Let’s just say I was a bit cranky this weekend.
I’m better now and yet I’m determined not to let this experience go to waste; it’s damn the torpedoes and full speed ahead! Dammit cat, get out of my way! If only I could get my office chair into the perfect, comfortable position…
Two things are on my must-do list today (besides calling the plumber, mowing the lawn, and trying to get this damned chair to work): follow-up with a literary agent that I met at the workshop and send a nice, handwritten note to the Program Director at Humber College. My mama taught me that a handwritten note is far more meaningful than a typed one – she passed away before email was commonplace. The poor man might just fall off his office chair when he gets it but that’s kind of the point.
I nearly made Alistair MacLeod fall out of his chair with the climax of my short story so why not the director of the Writer’s Workshop too? Alistair assured me he was fine and that the scene was “great!” Working with him was the equivalent of wearing those ruby slippers.
The director sent us into the four winds on Friday afternoon with hopeful words. He said he hoped that we found the workshop to be “rocket fuel for our writing.” I share his hope; however, I feel time is of the essence. I don’t want the rocket fuel to just puddle in my brain, unlit. I want to ignite it and have my stories take off.

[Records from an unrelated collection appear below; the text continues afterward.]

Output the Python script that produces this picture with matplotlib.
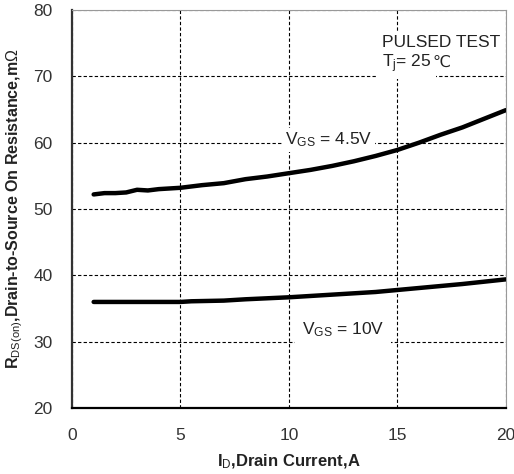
import numpy as np
import matplotlib
matplotlib.use("Agg")
import matplotlib.pyplot as plt

# ---- data ----
id_45 = [1, 1.5, 2, 2.5, 3, 3.5, 4, 5, 6, 7, 8, 9, 10, 11, 12, 13, 14, 15, 16, 17, 18, 19, 20]
r_45 = [52.2, 52.4, 52.4, 52.5, 52.9, 52.8, 53.0, 53.2, 53.6, 53.9, 54.5, 54.9, 55.4,
        55.9, 56.5, 57.2, 58.0, 58.9, 60.0, 61.2, 62.3, 63.6, 64.9]

id_10 = [1, 3, 5, 5.5, 7, 8, 10, 12, 14, 15, 16, 18, 20]
r_10 = [36.0, 36.0, 36.0, 36.1, 36.2, 36.4, 36.7, 37.1, 37.5, 37.8, 38.1, 38.7, 39.4]

x_ticks = [0, 5, 10, 15, 20]
y_ticks = [20, 30, 40, 50, 60, 70, 80]

plt.rcParams.update({
    "font.family": ["Liberation Sans", "DejaVu Sans"],
    "mathtext.fontset": "custom",
    "mathtext.rm": "Liberation Sans",
    "mathtext.it": "Liberation Sans",
    "mathtext.bf": "Liberation Sans:bold",
})

fig = plt.figure(figsize=(5.14, 4.74), dpi=100)
ax = fig.add_axes([0.140, 0.139, 0.844, 0.840])

ax.set_xlim(0, 20)
ax.set_ylim(20, 80)
ax.set_xticks(x_ticks)
ax.set_yticks(y_ticks)
ax.tick_params(length=0, labelsize=12.5, colors="#333333")
ax.tick_params(axis="x", pad=14)
ax.tick_params(axis="y", pad=14)

ax.grid(True, color="black", linestyle=(0, (3, 2)), linewidth=0.8)
ax.set_axisbelow(True)

ax.spines["left"].set_linewidth(1.6)
ax.spines["left"].set_color("#333333")
ax.spines["bottom"].set_linewidth(1.6)
ax.spines["bottom"].set_color("black")
for s in ("top", "right"):
    ax.spines[s].set_linewidth(0.8)
    ax.spines[s].set_color("#999999")

ax.plot(id_45, r_45, color="black", linewidth=3.2, solid_capstyle="round", zorder=3)
ax.plot(id_10, r_10, color="black", linewidth=3.2, solid_capstyle="round", zorder=3)

ax.text(9.8, 60.4, r"V$_{\mathrm{GS}}$ = 4.5V", fontsize=12.5, color="#222222",
        ha="left", va="center", bbox=dict(facecolor="white", edgecolor="none", pad=2), zorder=4)
ax.text(10.6, 31.8, r"V$_{\mathrm{GS}}$ = 10V", fontsize=12.5, color="#222222",
        ha="left", va="center", bbox=dict(facecolor="white", edgecolor="none", pad=5), zorder=4)

# test-condition note: white boxes hide the grid behind it
white = dict(facecolor="white", edgecolor="none", pad=3)
ax.text(14.3, 74.4, "PULSED TEST", fontsize=12.5, color="#222222", ha="left",
        va="baseline", bbox=white, zorder=4)
tj = ax.text(14.3, 71.4, r"T$_{\mathrm{j}}$= 25", fontsize=12.5, color="#222222", ha="left",
             va="baseline", bbox=white, zorder=4)
fig.canvas.draw()
bb = tj.get_window_extent()
x_end = ax.transData.inverted().transform((bb.x1 + 1, bb.y0))[0]
ax.text(x_end, 71.4, "℃", fontsize=11.5, color="#222222", fontfamily="DejaVu Sans",
        ha="left", va="baseline",
        bbox=dict(facecolor="white", edgecolor="none", pad=0.5), zorder=5)

ax.set_xlabel(r"I$_{\mathrm{D}}$,Drain Current,A", fontsize=12, fontweight="bold",
              color="#222222", labelpad=7)
ax.set_ylabel(r"R$_{\mathrm{DS(on)}}$,Drain-to-Source On Resistance,m$\Omega$", fontsize=11.5,
              fontweight="bold", color="#222222", labelpad=6)

fig.savefig("out.png", dpi=100)
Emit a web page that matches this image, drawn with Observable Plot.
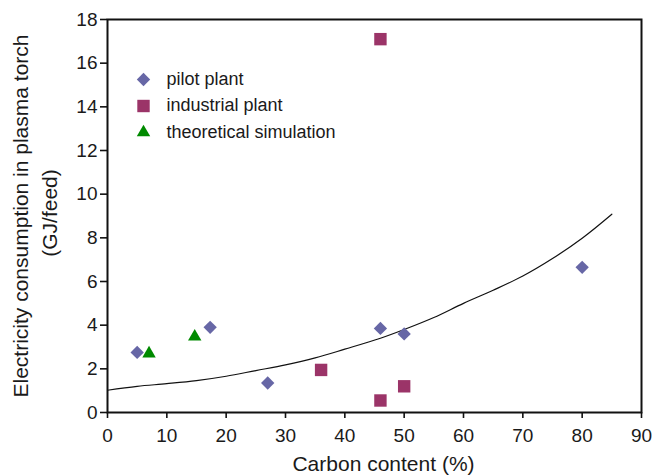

So, no rest for the weary. I studied my notes as I drafted my email to the literary agent. Later, I will sit a spell, give some thought to the theme of The Novel. Careful thought. I might try a trick that Alistair uses: writing the last line of the entire thing. He calls this his lighthouse – it helps prevent him from getting lost in the dark.
You could hear a pin drop as we listened to him describe how he writes. He said he thinks. He thinks about this and he thinks about that. He wool-gathers and it sounds so easy. I sit, thinking and staring out at the busy Toronto streetscape. I picture my mentor who is no doubt back in Cape Breton. I see the old gentleman perched on a bluff overlooking the deep blue ocean, his tweed cap at a jaunty angle. He sits, quietly, listening to the distant roar of the sea, weaving thoughts and words into a rich tapestry.
Or, as he also said, stringing the words and thoughts like beads on a string until a necklace appears. It should always be so.